Figure scripts
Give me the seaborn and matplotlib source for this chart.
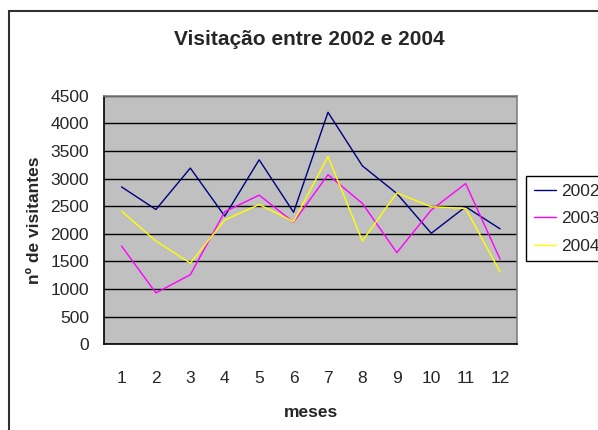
import matplotlib
matplotlib.use("Agg")
import matplotlib.pyplot as plt
from matplotlib.patches import Rectangle
import seaborn as sns
import pandas as pd

meses = list(range(1, 13))
v2002 = [2850, 2440, 3190, 2320, 3340, 2390, 4200, 3230, 2730, 2010, 2490, 2090]
v2003 = [1780, 930, 1260, 2400, 2700, 2210, 3070, 2550, 1660, 2430, 2910, 1540]
v2004 = [2410, 1870, 1470, 2250, 2530, 2220, 3400, 1870, 2740, 2490, 2460, 1310]
anos = ["2002", "2003", "2004"]
cores = ["#000080", "#FF00FF", "#FFFF00"]

df = pd.DataFrame({
    "mes": meses * 3,
    "visitantes": v2002 + v2003 + v2004,
    "ano": [a for a in anos for _ in meses],
})

sns.set_style("white")
plt.rcParams["font.family"] = ["Liberation Sans", "DejaVu Sans"]

fig = plt.figure(figsize=(5.98, 4.30), dpi=100)
ax = fig.add_axes([0.1744, 0.1993, 0.6906, 0.5781])

sns.lineplot(data=df, x="mes", y="visitantes", hue="ano", palette=cores,
             linewidth=1.0, ax=ax, legend=False)

ax.set_facecolor("#C0C0C0")
ax.set_xlim(0.5, 12.5)
ax.set_ylim(0, 4500)
ax.set_yticks(range(0, 4501, 500))
ax.yaxis.grid(True, color="black", linewidth=1.0)
ax.set_axisbelow(True)

# category axis: ticks between bins, labels at centres
ax.set_xticks([m + 0.5 for m in [0] + meses])
ax.set_xticklabels([])
ax.set_xticks(meses, minor=True)
ax.set_xticklabels([str(m) for m in meses], minor=True, fontsize=12.5)
ax.tick_params(axis="x", which="major", length=5, width=1, color="black", direction="out")
ax.tick_params(axis="x", which="minor", length=0, pad=19)
ax.tick_params(axis="y", length=5, width=1, color="black", direction="out", labelsize=12.5, pad=6)

for s in ["left", "bottom"]:
    ax.spines[s].set_color("black")
for s in ["top", "right"]:
    ax.spines[s].set_color("#808080")
for s in ax.spines.values():
    s.set_linewidth(1.2)

ax.set_xlabel("meses", fontsize=12.5, fontweight="bold", labelpad=14)
ax.set_ylabel("nº de visitantes", fontsize=12.5, fontweight="bold", labelpad=6)
fig.text(0.518, 0.907, "Visitação entre 2002 e 2004", ha="center", va="center",
         fontsize=15, fontweight="bold")

handles = [plt.Line2D([], [], color=c, linewidth=1.0) for c in cores]
leg = fig.legend(handles, anos, loc="upper left", bbox_to_anchor=(526 / 598, 1 - 176 / 430),
                 fontsize=12.5, frameon=True, fancybox=False, framealpha=1,
                 handlelength=1.3, handletextpad=0.25, labelspacing=0.7,
                 borderpad=0.45, borderaxespad=0)
leg.get_frame().set_edgecolor("black")
leg.get_frame().set_linewidth(1.0)

fig.patches.append(Rectangle((9 / 598, -0.1), 1.2, 1.1 - 11 / 430, transform=fig.transFigure,
                             fill=False, edgecolor="#303030", linewidth=1.5))

fig.savefig("out.png", dpi=100)
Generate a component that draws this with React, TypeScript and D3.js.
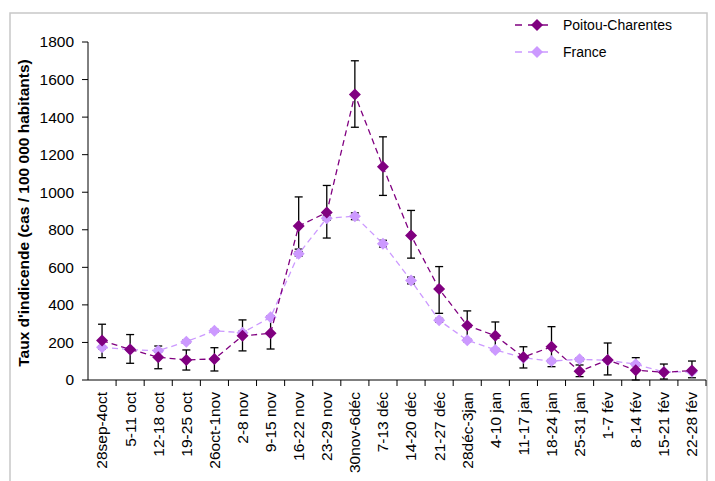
import { FC } from 'react'
import * as d3 from 'd3'

const weeks = [
  '28sep-4oct', '5-11 oct', '12-18 oct', '19-25 oct', '26oct-1nov', '2-8 nov', '9-15 nov',
  '16-22 nov', '23-29 nov', '30nov-6déc', '7-13 déc', '14-20 déc', '21-27 déc', '28déc-3jan',
  '4-10 jan', '11-17 jan', '18-24 jan', '25-31 jan', '1-7 fév', '8-14 fév', '15-21 fév', '22-28 fév'
]

const poitou = [210, 163, 121, 107, 112, 235, 249, 820, 892, 1520, 1135, 770, 485, 290, 236, 122, 177, 46, 107, 52, 41, 50]
const poitouLow = [119, 89, 60, 53, 48, 155, 165, 697, 756, 1346, 983, 649, 355, 212, 162, 64, 71, 18, 27, 0, 5, 12]
const poitouHigh = [297, 242, 181, 160, 172, 320, 335, 975, 1036, 1700, 1295, 903, 604, 368, 309, 177, 284, 80, 197, 119, 85, 101]

const france = [174, 162, 156, 204, 262, 252, 334, 672, 862, 872, 726, 530, 318, 212, 160, 118, 101, 110, 105, 84, 42, 44]
const franceErr = [8, 8, 8, 8, 8, 8, 8, 12, 12, 18, 18, 18, 10, 8, 8, 8, 8, 8, 8, 8, 8, 8]

const yTicks = [0, 200, 400, 600, 800, 1000, 1200, 1400, 1600, 1800]

const W = 715
const H = 481
const margin = { top: 42, right: 9, bottom: 101, left: 88 }
const font = 'Arial, "Liberation Sans", sans-serif'
const darkColor = '#800080'
const lightColor = '#CC99FF'

const diamond = (cx: number, cy: number, r: number) =>
  `M${cx},${cy - r}L${cx + r},${cy}L${cx},${cy + r}L${cx - r},${cy}Z`

export const App: FC = () => {
  const x = d3.scaleBand<string>()
    .domain(weeks)
    .range([margin.left, W - margin.right])
  const y = d3.scaleLinear()
    .domain([0, 1800])
    .range([H - margin.bottom, margin.top])

  const cx = (i: number) => (x(weeks[i]) || 0) + x.bandwidth() / 2
  const line = d3.line<number>()
    .x((_, i) => cx(i))
    .y(d => y(d))

  const y0 = y(0)

  const errBar = (i: number, lo: number, hi: number, key: string) => (
    <g key={key} stroke="#000" strokeWidth={1.3}>
      <line x1={cx(i)} x2={cx(i)} y1={y(lo)} y2={y(hi)} />
      <line x1={cx(i) - 4} x2={cx(i) + 4} y1={y(lo)} y2={y(lo)} />
      <line x1={cx(i) - 4} x2={cx(i) + 4} y1={y(hi)} y2={y(hi)} />
    </g>
  )

  return (
    <svg width={W} height={H} style={{ display: 'block', position: 'absolute', left: 0, top: 0 }}>
      <rect x={0} y={0} width={W} height={H} fill="#fff" />
      <rect x={10} y={13} width={697} height={480} fill="none" stroke="#c8c8c8" strokeWidth={1.5} />

      {/* y axis */}
      <line x1={margin.left} x2={margin.left} y1={y(1800)} y2={y0} stroke="#000" />
      {yTicks.map(t => (
        <g key={t}>
          <line x1={margin.left - 6} x2={margin.left} y1={y(t)} y2={y(t)} stroke="#000" />
          <text x={margin.left - 14} y={y(t)} dy="0.35em" textAnchor="end" fontSize={15.5} fontFamily={font}>{t}</text>
        </g>
      ))}
      <text transform={`translate(24,${(y(1800) + y0) / 2 + 2}) rotate(-90)`} textAnchor="middle" dy="0.35em"
        fontSize={15.5} fontWeight="bold" fontFamily={font}>
        Taux d'indicende (cas / 100 000 habitants)
      </text>

      {/* x axis */}
      <line x1={margin.left} x2={W - margin.right} y1={y0} y2={y0} stroke="#000" />
      {weeks.map((w, i) => (
        <g key={w}>
          <line x1={(x(w) || 0) + x.bandwidth()} x2={(x(w) || 0) + x.bandwidth()} y1={y0} y2={y0 + 6} stroke="#000" />
          <text transform={`translate(${cx(i)},${y0 + 12}) rotate(-90)`} textAnchor="end" dy="0.35em"
            fontSize={15.5} fontFamily={font}>{w}</text>
        </g>
      ))}

      {/* error bars */}
      {poitou.map((_, i) => errBar(i, poitouLow[i], poitouHigh[i], 'pe' + i))}
      {france.map((v, i) => errBar(i, v - franceErr[i], v + franceErr[i], 'fe' + i))}

      {/* series */}
      <path d={line(france) || ''} fill="none" stroke={lightColor} strokeWidth={1.3} strokeDasharray="6,4" />
      {france.map((v, i) => <path key={'fm' + i} d={diamond(cx(i), y(v), 6)} fill={lightColor} />)}
      <path d={line(poitou) || ''} fill="none" stroke={darkColor} strokeWidth={1.3} strokeDasharray="6,4" />
      {poitou.map((v, i) => <path key={'pm' + i} d={diamond(cx(i), y(v), 6)} fill={darkColor} />)}

      {/* legend */}
      {[{ name: 'Poitou-Charentes', c: darkColor }, { name: 'France', c: lightColor }].map((s, k) => {
        const ly = 25 + k * 27
        return (
          <g key={s.name}>
            <line x1={514} x2={553} y1={ly} y2={ly} stroke={s.c} strokeWidth={1.3} strokeDasharray="7,6" strokeDashoffset={-1} />
            <path d={diamond(537, ly, 6)} fill={s.c} />
            <text x={563} y={ly} dy="0.35em" fontSize={14} fontFamily={font}>{s.name}</text>
          </g>
        )
      })}
    </svg>
  )
}

export default App
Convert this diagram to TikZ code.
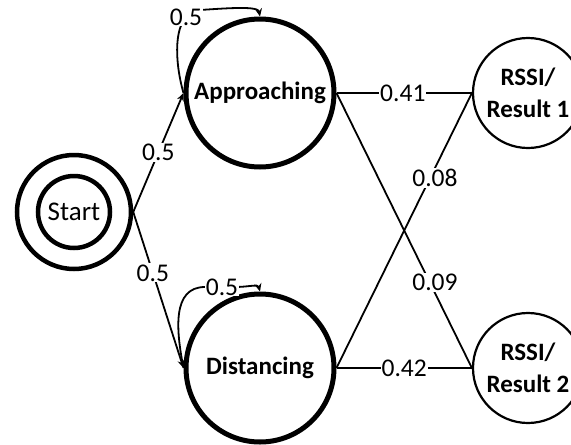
\documentclass[tikz,border=0pt]{standalone}
\usepackage{fontspec}
\setmainfont{Carlito}
\usetikzlibrary{arrows.meta}
\begin{document}
\begin{tikzpicture}[x=1pt,y=-1pt,
  state/.style={circle, draw, line width=5pt, minimum size=148pt, inner sep=0pt, font=\fontsize{25}{30}\selectfont\bfseries},
  result/.style={circle, draw, line width=2.2pt, minimum size=110pt, inner sep=0pt, align=center, font=\fontsize{25}{32}\selectfont\bfseries},
  ring/.style={circle, draw, line width=4.5pt, inner sep=0pt},
  edge/.style={line width=1.8pt},
  arr/.style={edge, -{Stealth[length=8pt,width=7pt]}},
  lbl/.style={fill=white, inner sep=1pt, font=\fontsize{25.5}{30}\selectfont}
]
\clip (0,0) rectangle (571,445);
\fill[white] (0,0) rectangle (571,445);
\node[ring, minimum size=72pt, font=\fontsize{27}{32}\selectfont] (start) at (74,212) {Start};
\node[ring, minimum size=114pt] (startouter) at (74,212) {};
\node[state] (A) at (260,93) {Approaching};
\node[state] (D) at (260,368) {Distancing};
\node[result] (R1) at (528,93) {RSSI/\\Result 1};
\node[result] (R2) at (528,368) {RSSI/\\Result 2};

\draw[arr] (startouter.east) -- node[lbl,pos=0.5] (sa) {0.5} (A.west);
\draw[arr] (startouter.east) -- node[lbl,pos=0.39] (sd) {0.5} (D.west);

\draw[arr] (A.west) .. controls (174,60) and (172,12) .. (200,10) .. controls (230,8) and (258,6) .. (A.north);
\node[lbl] (la) at (186,17) {0.5};
\draw[arr] (D.west) .. controls (176,330) and (172,287) .. (205,287) -- (235,287) .. controls (248,287) and (258,284) .. (D.north);
\node[lbl] (ld) at (222,287) {0.5};

\draw[edge] (A.east) -- node[lbl,pos=0.49] (a1) {0.41} (R1.west);
\draw[edge] (A.east) -- node[lbl,pos=0.69,xshift=5pt] (a2) {0.09} (R2.west);
\draw[edge] (D.east) -- node[lbl,pos=0.69,xshift=5pt] (d1) {0.08} (R1.west);
\draw[edge] (D.east) -- node[lbl,pos=0.5] (d2) {0.42} (R2.west);
\end{tikzpicture}
\end{document}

# THE EXERCISE:
Make an exact copy of the lines from the one containing "Convert this diagram to TikZ code." to the one containing "(R2) at (528,368)", keeping both and leaving out every picture.

# ANSWER TO THE EXERCISE:
Convert this diagram to TikZ code.
\documentclass[tikz,border=0pt]{standalone}
\usepackage{fontspec}
\setmainfont{Carlito}
\usetikzlibrary{arrows.meta}
\begin{document}
\begin{tikzpicture}[x=1pt,y=-1pt,
  state/.style={circle, draw, line width=5pt, minimum size=148pt, inner sep=0pt, font=\fontsize{25}{30}\selectfont\bfseries},
  result/.style={circle, draw, line width=2.2pt, minimum size=110pt, inner sep=0pt, align=center, font=\fontsize{25}{32}\selectfont\bfseries},
  ring/.style={circle, draw, line width=4.5pt, inner sep=0pt},
  edge/.style={line width=1.8pt},
  arr/.style={edge, -{Stealth[length=8pt,width=7pt]}},
  lbl/.style={fill=white, inner sep=1pt, font=\fontsize{25.5}{30}\selectfont}
]
\clip (0,0) rectangle (571,445);
\fill[white] (0,0) rectangle (571,445);
\node[ring, minimum size=72pt, font=\fontsize{27}{32}\selectfont] (start) at (74,212) {Start};
\node[ring, minimum size=114pt] (startouter) at (74,212) {};
\node[state] (A) at (260,93) {Approaching};
\node[state] (D) at (260,368) {Distancing};
\node[result] (R1) at (528,93) {RSSI/\\Result 1};
\node[result] (R2) at (528,368) {RSSI/\\Result 2};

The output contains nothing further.